Petrie started his closing summations when we came back from lunch on Thursday afternoon. Gone were the flat screens on which we watched Pickton's defence team lay out their power point presentation. Instead, there was just the simple wooden podium placed right in front of the jury box.

Petrie started off by saying this trial has “been a long go”, and that the breaks were a detriment because we forget things over time. He estimated he would take two days in total and asked the jury to interpret the evidence as a whole. He would attack defence's theory and prove it unwise.

Petrie made it clear that what he says, and what the defence team says, is not evidence. The evidence is what the jury heard and the facts are what they decide.

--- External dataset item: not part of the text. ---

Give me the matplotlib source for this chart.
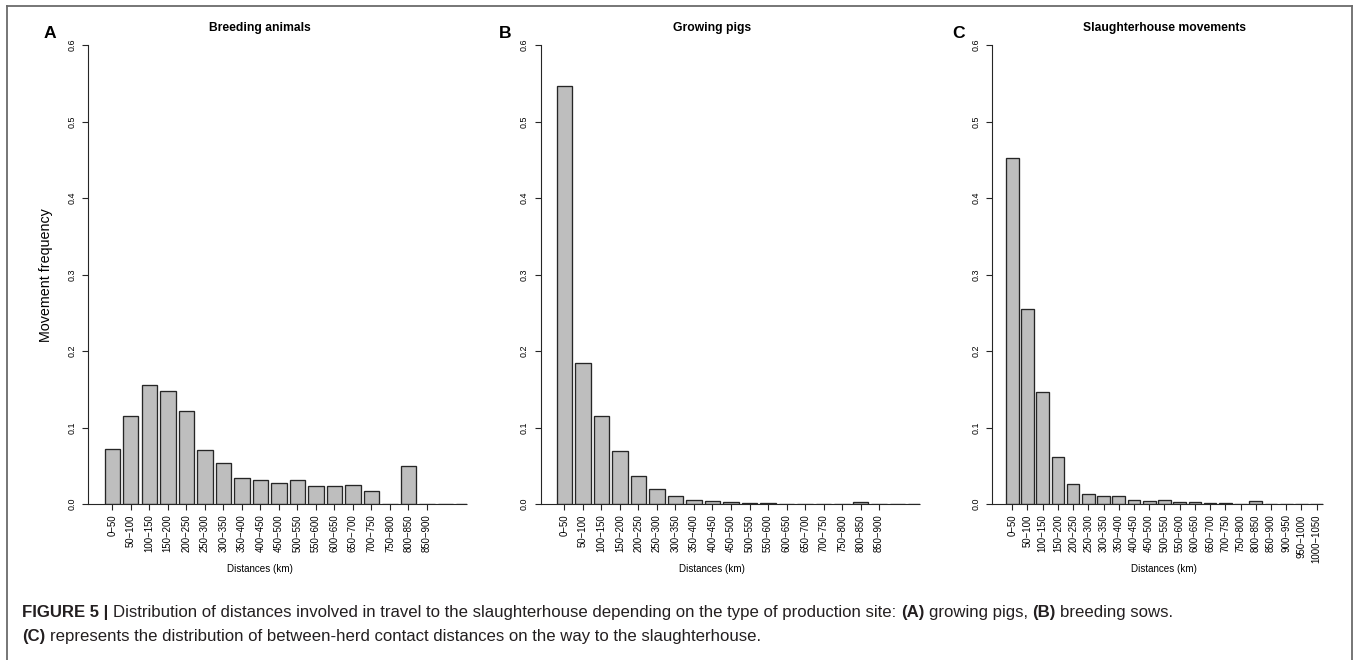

He also spoke to how the judge will probably take three days to go over law and how it applies in this case.

He then started in on different aspects of the case, such as how nothing in Pickton's deficits in comprehension spoke to weak or feeble mindedness; how references of weak mindedness and fear relating to Pickton's state of mind during the interrogation are inferences they are asked to draw. It is not evidence - evidence comes from the witness box.

He asked the jury to look if the leaps made by defence are based on evidence and to apply common sense and common wisdom.

Petrie acknowledged to the jury that all of their questions were probably not answered, but there were reasonable inferences one could draw from the information. He spoke to how they may reject some, all or none of the evidence - it is their job to decide what is true.